Figure scripts:
============================================================

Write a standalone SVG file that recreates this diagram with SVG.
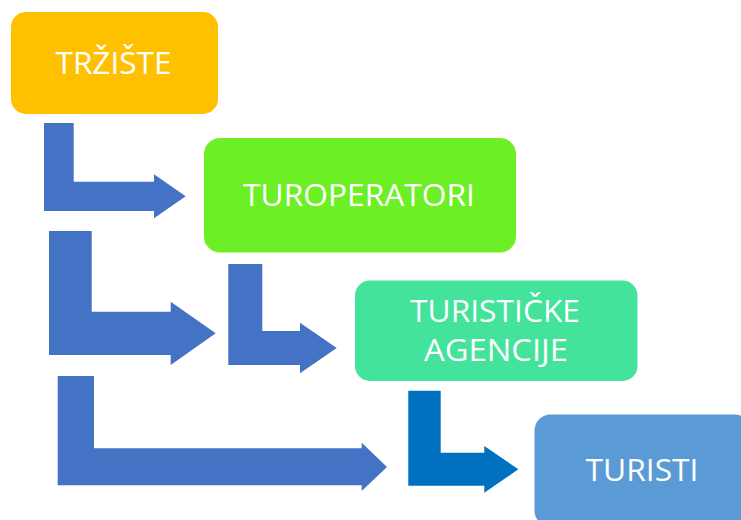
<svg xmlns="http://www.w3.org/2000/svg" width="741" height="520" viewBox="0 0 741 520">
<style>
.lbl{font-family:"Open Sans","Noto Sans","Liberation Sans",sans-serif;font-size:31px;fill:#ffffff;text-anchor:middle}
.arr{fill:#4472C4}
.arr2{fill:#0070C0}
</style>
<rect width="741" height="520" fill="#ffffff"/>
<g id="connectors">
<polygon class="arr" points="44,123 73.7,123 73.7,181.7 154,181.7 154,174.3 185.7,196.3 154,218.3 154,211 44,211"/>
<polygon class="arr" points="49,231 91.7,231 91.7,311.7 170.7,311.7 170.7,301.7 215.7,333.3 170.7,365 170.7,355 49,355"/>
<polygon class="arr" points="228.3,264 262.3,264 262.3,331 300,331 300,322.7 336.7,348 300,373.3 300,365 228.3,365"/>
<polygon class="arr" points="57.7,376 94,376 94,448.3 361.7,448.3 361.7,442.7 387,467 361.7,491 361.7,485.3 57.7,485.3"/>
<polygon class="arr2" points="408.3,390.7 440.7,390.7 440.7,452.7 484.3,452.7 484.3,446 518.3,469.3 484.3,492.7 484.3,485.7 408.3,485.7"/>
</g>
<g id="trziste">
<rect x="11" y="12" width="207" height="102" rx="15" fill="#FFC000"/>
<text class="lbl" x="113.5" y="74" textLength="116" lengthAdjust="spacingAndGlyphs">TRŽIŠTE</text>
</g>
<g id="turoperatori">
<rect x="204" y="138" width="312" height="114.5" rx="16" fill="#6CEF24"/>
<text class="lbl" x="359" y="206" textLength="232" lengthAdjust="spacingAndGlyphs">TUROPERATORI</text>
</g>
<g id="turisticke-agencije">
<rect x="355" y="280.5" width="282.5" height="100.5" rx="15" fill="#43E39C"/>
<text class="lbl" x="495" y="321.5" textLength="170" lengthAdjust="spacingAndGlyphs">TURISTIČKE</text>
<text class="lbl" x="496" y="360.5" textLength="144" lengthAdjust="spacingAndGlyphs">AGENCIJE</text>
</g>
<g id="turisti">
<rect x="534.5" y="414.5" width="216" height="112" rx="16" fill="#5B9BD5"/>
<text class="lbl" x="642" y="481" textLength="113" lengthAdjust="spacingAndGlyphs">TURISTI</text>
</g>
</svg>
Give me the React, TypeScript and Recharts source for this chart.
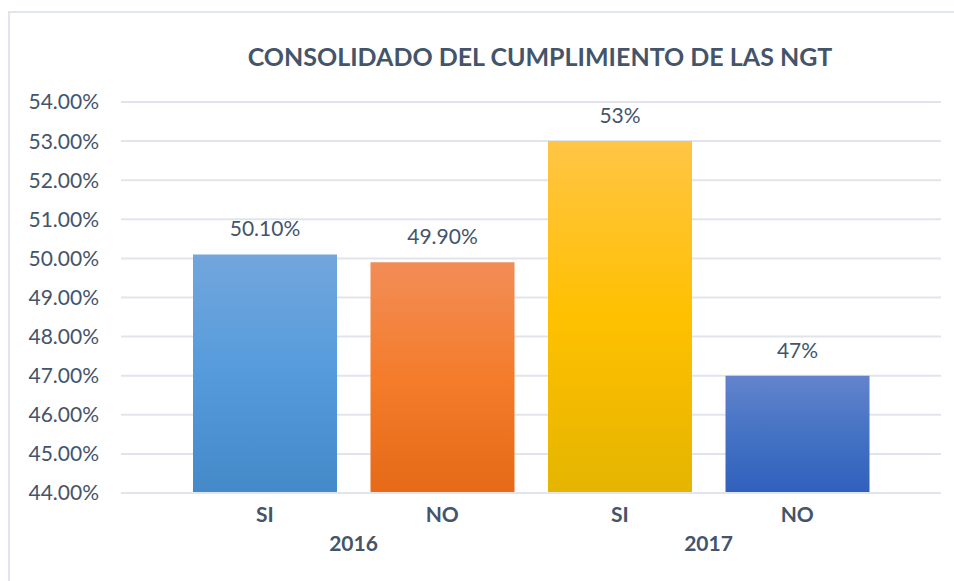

============================================================

Please list every line of the records that contains "this".

◆ Response below
Write a standalone SVG file that recreates this diagram with SVG.
Give me the React, TypeScript and Recharts source for this chart.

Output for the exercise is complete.